Search the material for the word "matplotlib" and report each line where it turns up.

[Charts and diagrams as code]
------

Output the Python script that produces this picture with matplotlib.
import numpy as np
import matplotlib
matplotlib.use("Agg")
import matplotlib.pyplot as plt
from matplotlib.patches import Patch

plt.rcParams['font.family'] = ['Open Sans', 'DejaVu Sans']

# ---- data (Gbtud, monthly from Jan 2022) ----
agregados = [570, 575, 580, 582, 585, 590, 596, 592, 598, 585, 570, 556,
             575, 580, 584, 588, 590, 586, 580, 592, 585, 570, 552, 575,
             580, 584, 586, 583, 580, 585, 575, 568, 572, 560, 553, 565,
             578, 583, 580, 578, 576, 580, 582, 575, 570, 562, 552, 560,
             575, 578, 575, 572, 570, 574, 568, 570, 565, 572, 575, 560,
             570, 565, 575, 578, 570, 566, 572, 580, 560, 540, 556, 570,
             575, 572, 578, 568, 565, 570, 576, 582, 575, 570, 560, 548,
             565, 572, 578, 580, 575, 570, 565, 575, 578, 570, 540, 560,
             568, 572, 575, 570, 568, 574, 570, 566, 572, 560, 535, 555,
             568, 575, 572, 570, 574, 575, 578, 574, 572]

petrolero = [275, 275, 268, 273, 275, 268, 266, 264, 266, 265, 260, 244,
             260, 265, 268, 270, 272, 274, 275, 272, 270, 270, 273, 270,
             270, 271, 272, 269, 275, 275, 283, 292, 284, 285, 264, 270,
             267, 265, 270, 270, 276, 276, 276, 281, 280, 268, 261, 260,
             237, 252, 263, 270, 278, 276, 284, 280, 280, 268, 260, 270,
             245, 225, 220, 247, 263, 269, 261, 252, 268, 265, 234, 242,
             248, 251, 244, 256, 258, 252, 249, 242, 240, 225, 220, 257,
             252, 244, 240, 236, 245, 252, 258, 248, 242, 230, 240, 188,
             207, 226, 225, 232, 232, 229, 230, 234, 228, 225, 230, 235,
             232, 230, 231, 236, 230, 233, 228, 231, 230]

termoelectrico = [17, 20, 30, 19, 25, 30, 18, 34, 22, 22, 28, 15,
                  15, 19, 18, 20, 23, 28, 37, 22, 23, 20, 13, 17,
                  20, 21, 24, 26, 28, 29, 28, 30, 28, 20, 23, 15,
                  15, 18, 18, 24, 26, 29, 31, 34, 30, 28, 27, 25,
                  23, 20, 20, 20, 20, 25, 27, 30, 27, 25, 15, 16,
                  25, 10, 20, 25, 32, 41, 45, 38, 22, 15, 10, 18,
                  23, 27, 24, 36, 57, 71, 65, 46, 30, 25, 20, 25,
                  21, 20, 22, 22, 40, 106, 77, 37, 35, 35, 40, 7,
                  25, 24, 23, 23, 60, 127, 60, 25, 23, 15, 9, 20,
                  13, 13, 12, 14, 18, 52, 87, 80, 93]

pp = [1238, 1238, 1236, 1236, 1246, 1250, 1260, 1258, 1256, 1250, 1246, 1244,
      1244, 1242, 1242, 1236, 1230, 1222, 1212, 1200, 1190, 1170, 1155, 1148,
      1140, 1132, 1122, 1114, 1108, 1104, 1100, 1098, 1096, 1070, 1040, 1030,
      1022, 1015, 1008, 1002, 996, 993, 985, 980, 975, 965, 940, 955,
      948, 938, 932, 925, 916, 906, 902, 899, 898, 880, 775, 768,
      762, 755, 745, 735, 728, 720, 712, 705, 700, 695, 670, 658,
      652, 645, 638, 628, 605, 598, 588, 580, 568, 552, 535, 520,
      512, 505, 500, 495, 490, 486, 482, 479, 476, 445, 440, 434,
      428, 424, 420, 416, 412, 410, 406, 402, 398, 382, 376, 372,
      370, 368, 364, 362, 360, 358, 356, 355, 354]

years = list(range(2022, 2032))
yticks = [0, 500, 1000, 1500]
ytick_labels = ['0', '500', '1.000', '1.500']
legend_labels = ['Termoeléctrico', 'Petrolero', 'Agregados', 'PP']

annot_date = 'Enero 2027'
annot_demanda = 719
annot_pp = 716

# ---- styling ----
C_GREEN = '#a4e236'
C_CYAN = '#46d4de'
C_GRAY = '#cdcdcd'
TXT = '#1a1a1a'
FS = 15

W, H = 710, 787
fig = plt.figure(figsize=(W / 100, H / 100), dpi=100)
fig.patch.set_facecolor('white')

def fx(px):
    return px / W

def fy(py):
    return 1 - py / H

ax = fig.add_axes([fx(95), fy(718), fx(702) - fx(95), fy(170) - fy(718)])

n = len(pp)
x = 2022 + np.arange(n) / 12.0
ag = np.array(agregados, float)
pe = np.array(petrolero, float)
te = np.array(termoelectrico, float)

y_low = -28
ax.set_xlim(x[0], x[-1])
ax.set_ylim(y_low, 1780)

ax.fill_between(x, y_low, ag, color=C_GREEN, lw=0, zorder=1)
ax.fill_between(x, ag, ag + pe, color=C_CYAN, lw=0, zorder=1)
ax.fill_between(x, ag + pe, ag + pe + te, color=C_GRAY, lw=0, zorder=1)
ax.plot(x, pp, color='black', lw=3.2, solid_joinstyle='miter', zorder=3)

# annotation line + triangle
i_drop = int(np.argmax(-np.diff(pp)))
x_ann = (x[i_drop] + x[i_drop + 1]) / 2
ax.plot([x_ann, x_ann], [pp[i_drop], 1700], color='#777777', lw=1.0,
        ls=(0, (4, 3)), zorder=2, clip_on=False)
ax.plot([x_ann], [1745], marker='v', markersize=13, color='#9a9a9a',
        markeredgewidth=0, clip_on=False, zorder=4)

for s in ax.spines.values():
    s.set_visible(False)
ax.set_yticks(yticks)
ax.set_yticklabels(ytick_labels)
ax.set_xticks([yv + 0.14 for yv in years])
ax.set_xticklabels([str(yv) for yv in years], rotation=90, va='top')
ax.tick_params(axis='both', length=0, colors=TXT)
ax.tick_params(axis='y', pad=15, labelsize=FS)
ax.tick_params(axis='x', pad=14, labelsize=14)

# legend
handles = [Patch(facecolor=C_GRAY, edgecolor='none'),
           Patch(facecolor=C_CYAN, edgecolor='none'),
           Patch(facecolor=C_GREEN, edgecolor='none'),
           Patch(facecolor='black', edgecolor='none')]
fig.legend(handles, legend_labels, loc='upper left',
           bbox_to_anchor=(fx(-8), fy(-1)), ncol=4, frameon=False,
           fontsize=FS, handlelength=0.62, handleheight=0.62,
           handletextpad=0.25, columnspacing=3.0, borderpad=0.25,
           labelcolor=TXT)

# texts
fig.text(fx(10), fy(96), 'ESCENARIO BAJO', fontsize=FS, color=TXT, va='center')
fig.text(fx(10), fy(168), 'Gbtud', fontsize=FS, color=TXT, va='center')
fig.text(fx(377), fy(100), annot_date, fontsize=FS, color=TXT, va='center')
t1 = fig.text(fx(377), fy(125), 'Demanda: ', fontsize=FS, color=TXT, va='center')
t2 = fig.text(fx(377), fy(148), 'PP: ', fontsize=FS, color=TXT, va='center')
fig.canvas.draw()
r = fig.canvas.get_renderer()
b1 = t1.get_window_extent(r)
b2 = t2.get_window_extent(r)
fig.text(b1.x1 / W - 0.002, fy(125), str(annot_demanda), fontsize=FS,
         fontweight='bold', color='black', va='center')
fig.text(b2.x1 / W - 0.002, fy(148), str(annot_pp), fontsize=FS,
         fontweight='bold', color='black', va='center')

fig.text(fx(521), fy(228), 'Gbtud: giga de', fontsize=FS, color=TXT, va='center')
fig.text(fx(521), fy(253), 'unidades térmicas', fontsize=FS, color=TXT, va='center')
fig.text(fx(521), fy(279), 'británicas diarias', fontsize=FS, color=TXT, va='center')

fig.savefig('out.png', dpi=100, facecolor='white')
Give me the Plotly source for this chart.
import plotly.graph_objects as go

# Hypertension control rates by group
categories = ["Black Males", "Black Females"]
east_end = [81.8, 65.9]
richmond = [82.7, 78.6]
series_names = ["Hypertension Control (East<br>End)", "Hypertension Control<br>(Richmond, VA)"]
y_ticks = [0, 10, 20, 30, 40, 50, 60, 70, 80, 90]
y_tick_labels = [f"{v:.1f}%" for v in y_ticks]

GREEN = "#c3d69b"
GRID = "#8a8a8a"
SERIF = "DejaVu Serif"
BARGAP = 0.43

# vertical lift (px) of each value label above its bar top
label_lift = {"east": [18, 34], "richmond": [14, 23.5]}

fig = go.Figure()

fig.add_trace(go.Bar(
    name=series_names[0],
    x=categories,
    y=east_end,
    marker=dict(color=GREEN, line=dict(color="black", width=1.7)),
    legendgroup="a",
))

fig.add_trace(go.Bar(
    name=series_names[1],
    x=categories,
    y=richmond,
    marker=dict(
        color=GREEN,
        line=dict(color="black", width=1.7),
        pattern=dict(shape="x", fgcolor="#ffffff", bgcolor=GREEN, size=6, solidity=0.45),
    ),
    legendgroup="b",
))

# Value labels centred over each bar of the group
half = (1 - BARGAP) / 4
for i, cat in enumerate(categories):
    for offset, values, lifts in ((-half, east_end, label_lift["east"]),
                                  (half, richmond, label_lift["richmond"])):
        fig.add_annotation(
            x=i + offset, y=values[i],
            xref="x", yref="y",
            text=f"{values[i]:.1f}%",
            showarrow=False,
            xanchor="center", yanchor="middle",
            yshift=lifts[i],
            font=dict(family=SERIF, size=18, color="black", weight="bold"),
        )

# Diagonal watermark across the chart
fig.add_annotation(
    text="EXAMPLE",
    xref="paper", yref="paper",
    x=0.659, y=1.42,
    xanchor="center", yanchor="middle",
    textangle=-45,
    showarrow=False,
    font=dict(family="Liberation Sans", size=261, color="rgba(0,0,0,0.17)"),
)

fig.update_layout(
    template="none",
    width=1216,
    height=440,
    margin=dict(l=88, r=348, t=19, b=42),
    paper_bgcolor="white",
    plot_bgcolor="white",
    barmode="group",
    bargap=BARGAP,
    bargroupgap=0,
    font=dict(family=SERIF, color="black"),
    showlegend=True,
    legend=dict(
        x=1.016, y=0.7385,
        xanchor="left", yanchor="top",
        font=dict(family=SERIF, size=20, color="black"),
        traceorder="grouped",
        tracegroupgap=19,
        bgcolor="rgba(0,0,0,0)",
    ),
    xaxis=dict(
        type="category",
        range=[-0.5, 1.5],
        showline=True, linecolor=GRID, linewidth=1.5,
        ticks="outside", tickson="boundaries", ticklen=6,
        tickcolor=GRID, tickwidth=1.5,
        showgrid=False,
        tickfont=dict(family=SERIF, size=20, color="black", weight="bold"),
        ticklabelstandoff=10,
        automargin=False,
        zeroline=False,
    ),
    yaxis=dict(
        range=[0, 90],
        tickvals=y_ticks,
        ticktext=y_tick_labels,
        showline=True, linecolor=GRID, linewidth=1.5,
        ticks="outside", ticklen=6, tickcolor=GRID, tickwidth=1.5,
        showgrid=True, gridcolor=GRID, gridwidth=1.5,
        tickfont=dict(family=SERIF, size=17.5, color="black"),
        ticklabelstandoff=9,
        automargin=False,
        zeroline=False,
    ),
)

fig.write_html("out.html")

------

> _Written solution_:
Output the Python script that produces this picture with matplotlib.
import matplotlib
matplotlib.use("Agg")
import matplotlib.pyplot as plt
from matplotlib.patches import Patch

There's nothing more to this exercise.